The Kenya Revenue Authority (KRA) has directed officers to remove taxpayers from the compliance “special table”, saying the tool had been widely misused and was affecting genuine businesses.

In an internal memo dated March 10, 2026, the authority said the special table had originally been introduced as part of its compliance programme to deter tax evasion and fraud.

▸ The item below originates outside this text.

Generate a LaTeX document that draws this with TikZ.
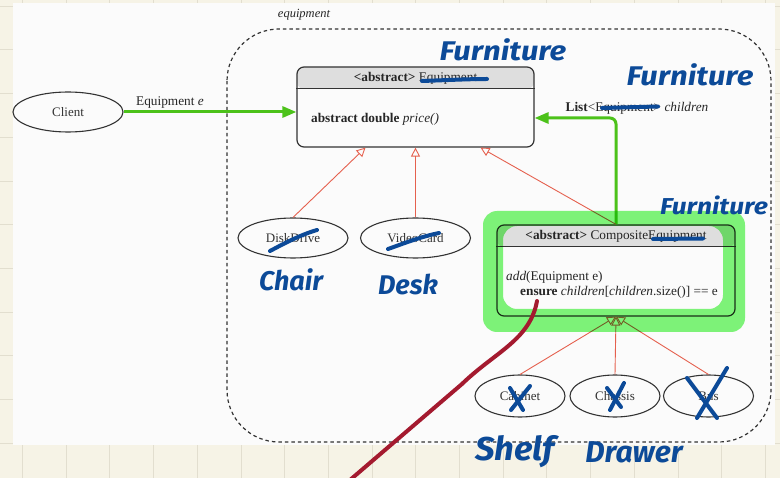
\documentclass[tikz,border=0pt]{standalone}
\usepackage{fontspec}
\setmainfont{Liberation Serif}
\newfontfamily\handfont{Fira Sans}
\usetikzlibrary{shapes.geometric,arrows.meta}
\definecolor{cream}{HTML}{F6F3E6}
\definecolor{gridc}{HTML}{E2DECF}
\definecolor{panel}{HTML}{FBFBFB}
\definecolor{edgec}{HTML}{333333}
\definecolor{hdrc}{HTML}{DEDEDE}
\definecolor{gen}{HTML}{E5604E}
\definecolor{assoc}{HTML}{4CC21A}
\definecolor{ink}{HTML}{0C4A98}
\definecolor{hilite}{HTML}{80F67A}
\definecolor{maroonink}{HTML}{A41A2F}
\begin{document}
\begin{tikzpicture}[x=1pt,y=-1pt,
  usecase/.style={ellipse, draw=edgec, line width=1.1pt, minimum width=110pt, minimum height=40pt, inner sep=0pt, text=edgec, font=\fontsize{13}{15}\selectfont},
  smallcase/.style={usecase, minimum width=90pt, minimum height=42pt},
  classbox/.style={rectangle, rounded corners=7pt, draw=edgec, line width=1.2pt, inner sep=0pt,
    path picture={\fill[hdrc] (path picture bounding box.north west) rectangle ([yshift=-22pt]path picture bounding box.north east);}},
  lbl/.style={inner sep=0pt, text=black!85, font=\fontsize{13.3}{15}\selectfont},
  assocarrow/.style={draw=assoc, line width=3pt, -{Triangle[length=14pt,width=11pt]}},
  genarrow/.style={draw=gen, line width=0.9pt, -{Triangle[open,length=9pt,width=9pt]}},
  pkg/.style={draw=edgec, line width=1.2pt, dash pattern=on 3.5pt off 3pt, rounded corners=52pt},
  strike/.style={draw=ink, line width=4pt, line cap=round},
  hand/.style={inner sep=0pt, text=ink, font=\handfont\bfseries\itshape\fontsize{27}{29}\selectfont},
  curve/.style={draw=maroonink, line width=4pt, line cap=round}
]
\useasboundingbox (0,0) rectangle (780,478);
% page background with grid
\fill[cream] (0,0) rectangle (780,478);
\foreach \i in {0,...,17} \draw[gridc, line width=1pt] (22.5+43.7*\i,0) -- (22.5+43.7*\i,478);
\foreach \j in {0,...,10} \draw[gridc, line width=1pt] (0,6.3+43.7*\j) -- (780,6.3+43.7*\j);
\fill[panel] (13,3) rectangle (775,445);

% package frame
\draw[pkg] (227,29) rectangle (771,442);
\node[lbl, font=\fontsize{12.5}{14}\selectfont\itshape] (pkglabel) at (304,15) {equipment};

% nodes
\node[usecase] (client) at (68,112) {Client};
\node[classbox, minimum width=237pt, minimum height=80pt] (eq) at (415.5,107) {};
\draw[edgec, line width=1.2pt] ([yshift=-22pt]eq.north west) -- ([yshift=-22pt]eq.north east);
\node[lbl] (eqhead) at (415.5,78) {\textbf{<abstract>} Equipment};
\node[lbl, anchor=west] (eqbody) at (311,119) {\textbf{abstract double} \textit{price()}};

\node[classbox, minimum width=238pt, minimum height=91pt] (comp) at (616,270.5) {};
\draw[edgec, line width=1.2pt] ([yshift=-22pt]comp.north west) -- ([yshift=-22pt]comp.north east);
\node[lbl] (comphead) at (616,236) {\textbf{<abstract>} CompositeEquipment};
\node[lbl, anchor=west] (compbody1) at (506,277) {\textit{add}(Equipment e)};
\node[lbl, anchor=west] (compbody2) at (520,292) {\textbf{ensure} \textit{children}[\textit{children}.size()] == e};

\node[usecase] (dd) at (293,238) {DiskDrive};
\node[usecase] (vc) at (415.5,238) {VideoCard};
\node[smallcase] (cab) at (520,396) {Cabinet};
\node[smallcase] (cha) at (615,396) {Chassis};
\node[smallcase] (bus) at (708.5,396) {Bus};

% connectors
\draw[assocarrow] (client.east) -- (client.east -| eq.west);
\node[lbl] (elbl) at (170,103) {Equipment \textit{e}};
\draw[assocarrow, rounded corners=6pt] (comp.north) |- ([yshift=-11pt]eq.east);
\node[lbl] (listlbl) at (637,108) {\textbf{List}<Equipment> \textit{children}};

\draw[genarrow] (dd.north) -- ([xshift=-50pt]eq.south);
\draw[genarrow] (vc.north) -- (vc.north |- eq.south);
\draw[genarrow] (comp.north) -- ([xshift=65pt]eq.south);
\draw[genarrow] (cab.north) -- (comp.south);
\draw[genarrow] (cha.north) -- (comp.south);
\draw[genarrow] (bus.north) -- (comp.south);

% highlighter around CompositeEquipment
\begin{scope}[blend mode=multiply]
\fill[hilite, even odd rule, rounded corners=14pt]
  (483,211) rectangle (745,332)
  (503,226) rectangle (723,309);
\end{scope}

% hand annotations
\draw[strike] (422,81) .. controls (450,80) and (470,79) .. (487,79);
\draw[strike] (602,108) -- (658,106.5);
\draw[strike] (653,239) -- (703,238.5);
\draw[strike] (270,251) .. controls (285,243) and (300,235) .. (317,230);
\draw[strike] (388,249) .. controls (405,243) and (420,237) .. (439,233);
\draw[strike] (510,388) -- (523,410);
\draw[strike] (530,386) -- (511,410);
\draw[strike] (607,388) -- (621,407);
\draw[strike] (624,383) -- (610,410);
\draw[strike] (727,368) -- (697,418);
\draw[strike] (687,378) -- (717,418);

\node[hand] (furn1) at (503,50) {\scalebox{1.15}[1]{Furniture}};
\node[hand] (furn2) at (690,75) {\scalebox{1.15}[1]{Furniture}};
\node[hand, font=\handfont\bfseries\itshape\fontsize{23}{25}\selectfont] (furn3) at (714,205) {\scalebox{1.15}[1]{Furniture}};
\node[hand] (chair) at (291,280) {Chair};
\node[hand] (desk) at (408,284) {Desk};
\node[hand, font=\handfont\bfseries\itshape\fontsize{33}{35}\selectfont] (shelf) at (515,452) {\scalebox{1.05}[1]{Shelf}};
\node[hand, font=\handfont\bfseries\itshape\fontsize{30}{32}\selectfont] (drawer) at (634,452) {Drawer};

\coordinate (curvestart) at (537,301);
\coordinate (curveend) at (350,480);
\draw[curve] (curvestart) .. controls (530,340) and (495,352) .. (462,384) -- (curveend);
\end{tikzpicture}
\end{document}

However, KRA noted that the system had gradually become the main tool used to enforce compliance, leading to unintended consequences.

The memo explained that the tool had been used in ways that ended up punishing legitimate taxpayers instead of supporting them to meet their tax obligations.
“Special table was introduced in compliance programme as a deterrence tool for tax evaders and persons involved in tax fraud and crime,” the memo states.

According to the notice, the authority has now discontinued the placement of taxpayers on the special table except in specific cases involving fraud or missing trader schemes.

“Please note that placing taxpayers on special table has been discontinued forthwith,” the memo reads.

KRA clarified that the only taxpayers who will remain eligible for placement on the list are those involved in missing trader schemes either as beneficiaries or facilitators, as well as those directly linked to tax fraud.

The memo also indicates that any addition of a taxpayer to the special table will require a formal explanation outlining the scheme involved, which must then be submitted to the Deputy Commissioner for approval through the appropriate management channels.

At the same time, the authority directed that taxpayers previously placed on the list for other reasons be removed immediately.
“All taxpayers placed on special table for reasons other than missing trader scheme or tax fraud/crime will be removed from the special table unconditionally starting today,” the notice states.

KRA said relationship managers will inform affected taxpayers about their removal from the list and guide them on what is expected to ensure continued compliance.
The directive further requires officers to complete the removal exercise by March 12, 2026, as the authority moves to refine its compliance processes while supporting legitimate businesses to operate smoothly.